• A new photo of the supermassive black hole at our galaxy's core looks different from those before it.
  • A groundbreaking collaboration of black-hole-imaging scientists published it on Wednesday.
  • The photo may reveal a magnetic secret about the structure of all supermassive black holes.

The supermassive black hole at the heart of our galaxy has a side you've never seen before.

A new image reveals powerful magnetic fields swirling around our hometown black hole, which is called Sagittarius A* (pronounced "A-star").

The image is the latest innovation of a groundbreaking scientific collaboration called the Event Horizon Telescope (EHT), which rallied telescopes across the planet to focus on one black hole together, effectively creating an observatory as big as Earth.

It was just five years ago when EHT released the first-ever photo of a supermassive black hole, a feat which was thought to be impossible for decades. That's because black holes are objects so dense that not even light can escape them, making them invisible.

What is visible, however, is the disc of ultra-hot material circling around a black hole, which you can see in the image below of a supermassive black hole at the center of a galaxy called Messier 87.

The first image ever made of a black hole, by the Event Horizon Telescope, released in April 2019. Foto: Event Horizon Telescope Collaboration/Maunakea Observatories via AP

It wasn't long after that Sagittarius A* got its moment in the limelight.

Sagittarius A*'s 2022 portrait, below, looked quite similar to that of Messier 87, even though Sagittarius A* is about 1,000 times smaller than Messier 87's black hole.

The first image of Sagittarius A*, or Sgr A*, the supermassive black hole at the center of our galaxy. Foto: Event Horizon Telescope collaboration

But the new image released on Wednesday is different. It shows our galaxy's black hole in polarized light, which occurs when light waves oscillate in a preferred direction.

The new view, below, reveals a clear polarization pattern in the particles circling the black hole — which means they're being affected by powerful magnetic fields spiraling around the edge of Sagittarius A*.

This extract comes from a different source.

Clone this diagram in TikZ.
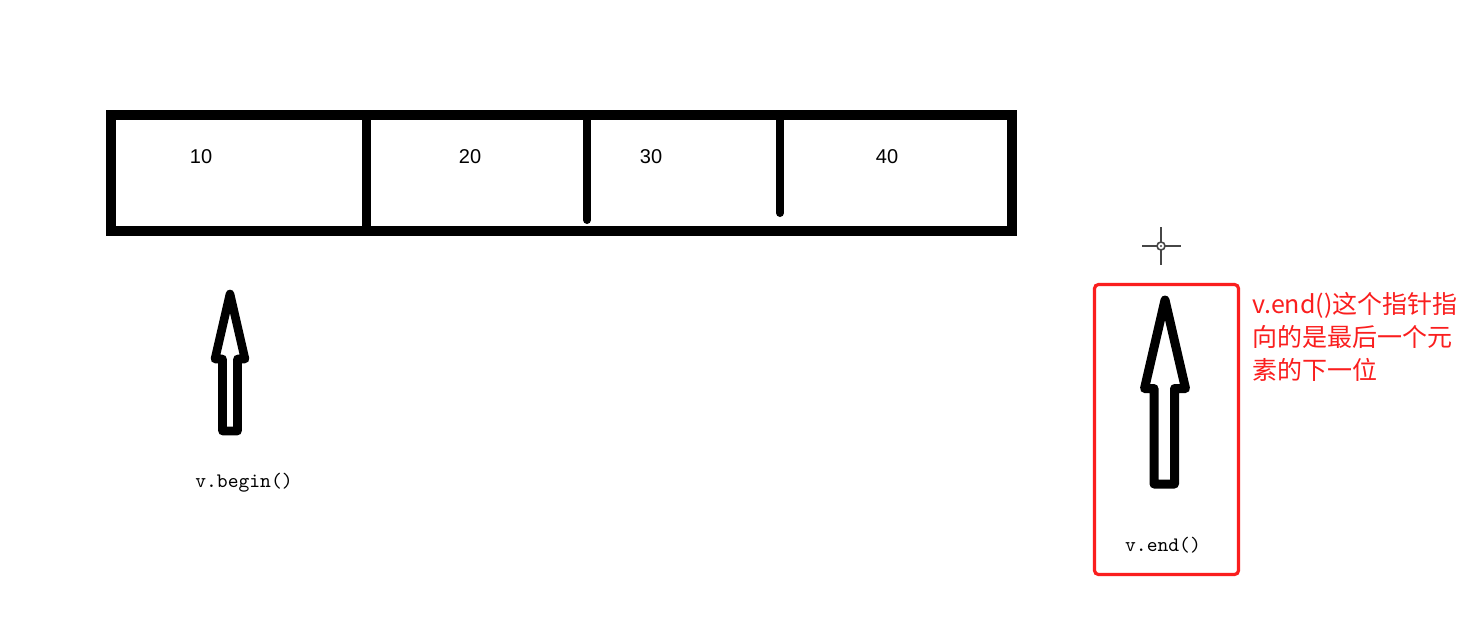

"What we're seeing now is that there are strong, twisted, and organized magnetic fields near the black hole at the center of the Milky Way galaxy," Sara Issaoun, an astrophysicist at the Harvard and Smithsonian Center for Astrophysics and co-lead of the project, said in a press release.

A clue about the secret structure of supermassive black holes

Sagittarius A* is 27,000 light-years away from Earth, so this image represents a very tiny point in the sky.

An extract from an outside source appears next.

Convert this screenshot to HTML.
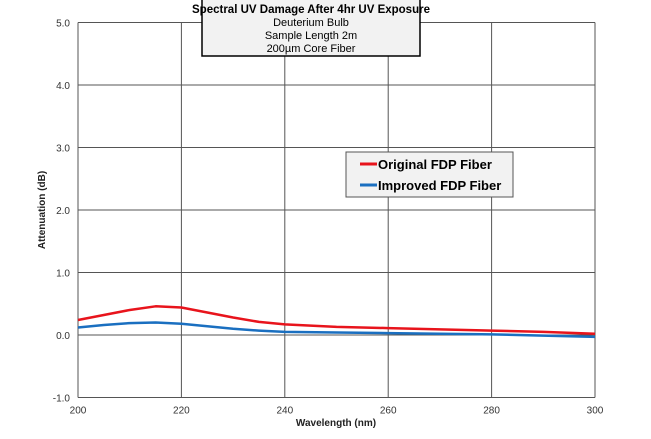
<!DOCTYPE html>
<html><head><meta charset="utf-8"><style>
body{margin:0;background:#fff;}
svg text{font-family:"Liberation Sans",sans-serif;}
</style></head><body>
<svg width="651" height="434" xmlns="http://www.w3.org/2000/svg">
<g id="grid"></g>
<g id="series"></g>
<g id="ticks"></g>
<text x="336" y="426" font-size="10" font-weight="bold" text-anchor="middle" fill="#222">Wavelength (nm)</text>
<text transform="translate(45,210) rotate(-90)" font-size="10" font-weight="bold" text-anchor="middle" fill="#222">Attenuation (dB)</text>
<g>
<rect x="202" y="-2" width="218" height="58" fill="#f2f2f2" stroke="#000" stroke-width="1.5"/>
<text x="311" y="13" font-size="11.5" font-weight="bold" text-anchor="middle">Spectral UV Damage After 4hr UV Exposure</text>
<text x="311" y="26" font-size="11" text-anchor="middle">Deuterium Bulb</text>
<text x="311" y="39" font-size="11" text-anchor="middle">Sample Length 2m</text>
<text x="311" y="52" font-size="11" text-anchor="middle">200µm Core Fiber</text>
</g>
<g>
<rect x="346" y="152" width="167" height="45" fill="#f2f2f2" stroke="#555" stroke-width="1"/>
<line x1="360" y1="164" x2="377" y2="164" stroke="#e8141c" stroke-width="3"/>
<text x="378" y="169" font-size="13" font-weight="bold">Original FDP Fiber</text>
<line x1="360" y1="185" x2="377" y2="185" stroke="#1a6fc0" stroke-width="3"/>
<text x="378" y="190" font-size="13" font-weight="bold">Improved FDP Fiber</text>
</g>
</svg>
<script>
const wavelengths=[200,205,210,215,220,225,230,235,240,250,260,270,280,290,300];
const originalFDP=[0.24,0.32,0.40,0.46,0.44,0.36,0.28,0.21,0.17,0.13,0.11,0.09,0.07,0.05,0.02];
const improvedFDP=[0.12,0.16,0.19,0.20,0.18,0.14,0.10,0.07,0.05,0.04,0.03,0.02,0.01,-0.01,-0.03];
const xTicks=[200,220,240,260,280,300];
const yTicks=[-1,0,1,2,3,4,5];
const NS="http://www.w3.org/2000/svg";
const X=v=>78+(v-200)*5.17;
const Y=v=>335-v*62.5;
function mk(tag,attrs,parent){const e=document.createElementNS(NS,tag);for(const k in attrs)e.setAttribute(k,attrs[k]);parent.appendChild(e);return e;}
const grid=document.getElementById('grid'),ticks=document.getElementById('ticks'),ser=document.getElementById('series');
xTicks.forEach(t=>{const l=mk('line',{x1:X(t),x2:X(t),y1:Y(5),y2:Y(-1),stroke:'#555','stroke-width':1},grid);


const tx=mk('text',{x:X(t),y:Y(-1)+16,'font-size':10,'text-anchor':'middle',fill:'#333'},ticks);tx.textContent=t;

});
yTicks.forEach(t=>{const l=mk('line',{x1:X(200),x2:X(300),y1:Y(t),y2:Y(t),stroke:'#555','stroke-width':1},grid);


const tx=mk('text',{x:X(200)-8,y:Y(t)+4,'font-size':10,'text-anchor':'end',fill:'#333'},ticks);tx.textContent=t.toFixed(1);

});
function line(vals,color,name){const d=wavelengths.map((w,i)=>(i?'L':'M')+X(w).toFixed(1)+','+Y(vals[i]).toFixed(1)).join(' ');
const p=mk('path',{d:d,fill:'none',stroke:color,'stroke-width':2.5,'stroke-linejoin':'round'},ser);

}
line(improvedFDP,'#1a6fc0','improved-fdp-line');
line(originalFDP,'#e8141c','original-fdp-line');
</script>
</body></html>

"This appears the same size in the sky as a donut on the moon," Issaoun said at a press conference presenting the first image of it in 2022.

But the discovery of the magnetic field lines offers a major clue about the behavior of supermassive black holes across the universe, and how they eat the material surrounding them.

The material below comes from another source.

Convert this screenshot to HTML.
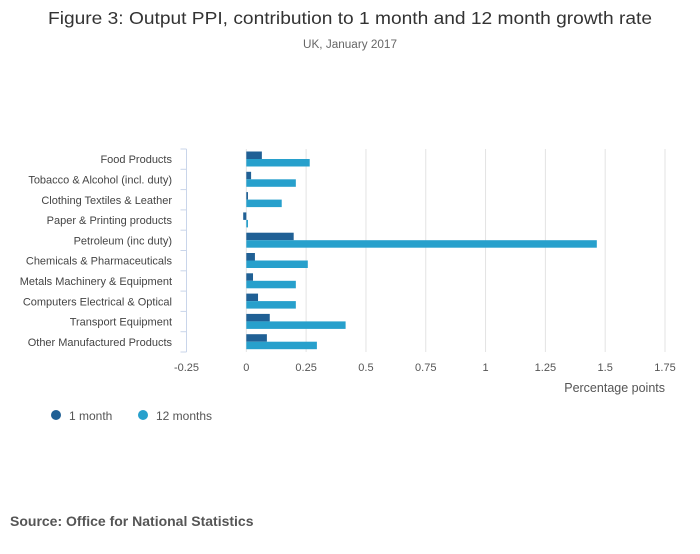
<!DOCTYPE html>
<html><head><meta charset="utf-8"><style>
body{margin:0;background:#fff;font-family:"Liberation Sans",sans-serif;}
svg text{font-family:"Liberation Sans",sans-serif;}
</style></head><body>
<svg id="chart" width="700" height="549" xmlns="http://www.w3.org/2000/svg">
<rect width="700" height="549" fill="#fff"/>
<text x="350" y="24" text-anchor="middle" font-size="17.5" fill="#333" textLength="604" lengthAdjust="spacingAndGlyphs">Figure 3: Output PPI, contribution to 1 month and 12 month growth rate</text>
<text x="350" y="48" text-anchor="middle" font-size="11.5" fill="#666" textLength="94" lengthAdjust="spacingAndGlyphs">UK, January 2017</text>
<g id="grid"></g><g id="bars"></g><g id="axes"></g>
<text x="665" y="392" text-anchor="end" font-size="12.5" fill="#555">Percentage points</text>
<circle cx="56" cy="415" r="5" fill="#206095"/>
<text x="69" y="420" font-size="12" fill="#555">1 month</text>
<circle cx="143" cy="415" r="5" fill="#27a0cc"/>
<text x="156" y="420" font-size="12" fill="#555">12 months</text>
<text x="10" y="526" font-size="14" font-weight="bold" fill="#555">Source: Office for National Statistics</text>
</svg>
<script>
const categories=["Food Products","Tobacco & Alcohol (incl. duty)","Clothing Textiles & Leather","Paper & Printing products","Petroleum (inc duty)","Chemicals & Pharmaceuticals","Metals Machinery & Equipment","Computers Electrical & Optical","Transport Equipment","Other Manufactured Products"];
const oneMonth=[0.065,0.02,0.007,-0.013,0.198,0.036,0.028,0.049,0.098,0.086];
const twelveMonths=[0.265,0.207,0.148,0.007,1.465,0.257,0.207,0.207,0.415,0.295];
const tickValues=[-0.25,0,0.25,0.5,0.75,1,1.25,1.5,1.75];
const tickLabels=["-0.25","0","0.25","0.5","0.75","1","1.25","1.5","1.75"];
const NS="http://www.w3.org/2000/svg";
const x0=186.5,x1=665,vmin=-0.25,vmax=1.75,yTop=149,yBottom=352;
const xs=v=>x0+(v-vmin)/(vmax-vmin)*(x1-x0);
const band=(yBottom-yTop)/categories.length;
function mk(tag,attrs,parent){const e=document.createElementNS(NS,tag);for(const k in attrs)e.setAttribute(k,attrs[k]);document.getElementById(parent).appendChild(e);return e;}
tickValues.forEach((v,i)=>{
  if(v!==vmin){const g=mk('line',{x1:xs(v),x2:xs(v),y1:yTop,y2:yBottom,stroke:'#e3e3e3','stroke-width':1},'grid');
  
  }
  const t=mk('text',{x:xs(v),y:371,'text-anchor':'middle','font-size':'11',fill:'#555'},'axes');
  t.textContent=tickLabels[i];
  
  
});
const ax=mk('line',{x1:x0,x2:x0,y1:yTop,y2:yBottom,stroke:'#c9d5ea','stroke-width':1},'axes');


categories.forEach((c,i)=>{
  const y=yTop+i*band;
  const tk=mk('line',{x1:x0-6,x2:x0,y1:y,y2:y,stroke:'#c9d5ea'},'axes');
  
  
  const t=mk('text',{x:172,y:y+band/2+4,'text-anchor':'end','font-size':'11',fill:'#444'},'axes');
  t.textContent=c;
  
  
  const a=oneMonth[i],b=twelveMonths[i];
  const r1=mk('rect',{x:Math.min(xs(0),xs(a)),y:y+2.5,width:Math.abs(xs(a)-xs(0)),height:7.5,fill:'#206095'},'bars');
  
  
  const r2=mk('rect',{x:Math.min(xs(0),xs(b)),y:y+10,width:Math.abs(xs(b)-xs(0)),height:7.5,fill:'#27a0cc'},'bars');
  
  
});
const tkEnd=mk('line',{x1:x0-6,x2:x0,y1:yBottom,y2:yBottom,stroke:'#c9d5ea'},'axes');


</script>
</body></html>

EHT had previously imaged its first black hole, Messier 87, in polarized light as well, though it doesn't look quite as striking:

The Messier 87 supermassive black hole imaged in polarized light. Foto: EHT Collaboration

Since both black holes have similar structures of magnetic fields, despite their immense difference in size, the EHT scientists now suspect that all supermassive black holes might have magnetic structures like this.

"We've learned that strong and ordered magnetic fields are critical to how black holes interact with the gas and matter around them," Issaoun said.

The discovery also suggests that, like Messier 87, Sagittarius A* could have a jet of radiation and high-speed particles shooting out of the black hole. We just can't see it yet.

An artist's impression of a tidal disruption event. New research suggests that, contrary to what was previously thought, black holes can spew remnants of stars years after swallowing them. Foto: NASA's Goddard Space Flight Center/CI Lab

The telescope observations that led to this new image took place in 2017, but EHT is poised to cast its gaze at Sagittarius A* again in April.

Issaoun and her collaborators published their findings in two papers in The Astrophysical Journal Letters on Wednesday.

Bigger black hole breakthroughs may be in store

Further imaging with new innovative techniques and technologies could reveal even more secrets of supermassive black holes, both big and small.

EHT even aims to capture video of our galaxy's black hole, possibly by the end of the decade, Michael Johnson, an astrophysicist on the project, told Business Insider at a meeting of the American Astronomical Society in January.

"We think we're just scratching the surface of what can be done," Johnson said in a presentation at that meeting. "Even more exciting science is yet to come."

To that end, EHT recently added a telescope in Greenland to its worldwide array.

Incorporating satellites into that array, and thereby expanding the EHT observatory into space, could allow scientists to study dozens of black holes instead of just two. According to Johnson, that's likely to happen within a decade.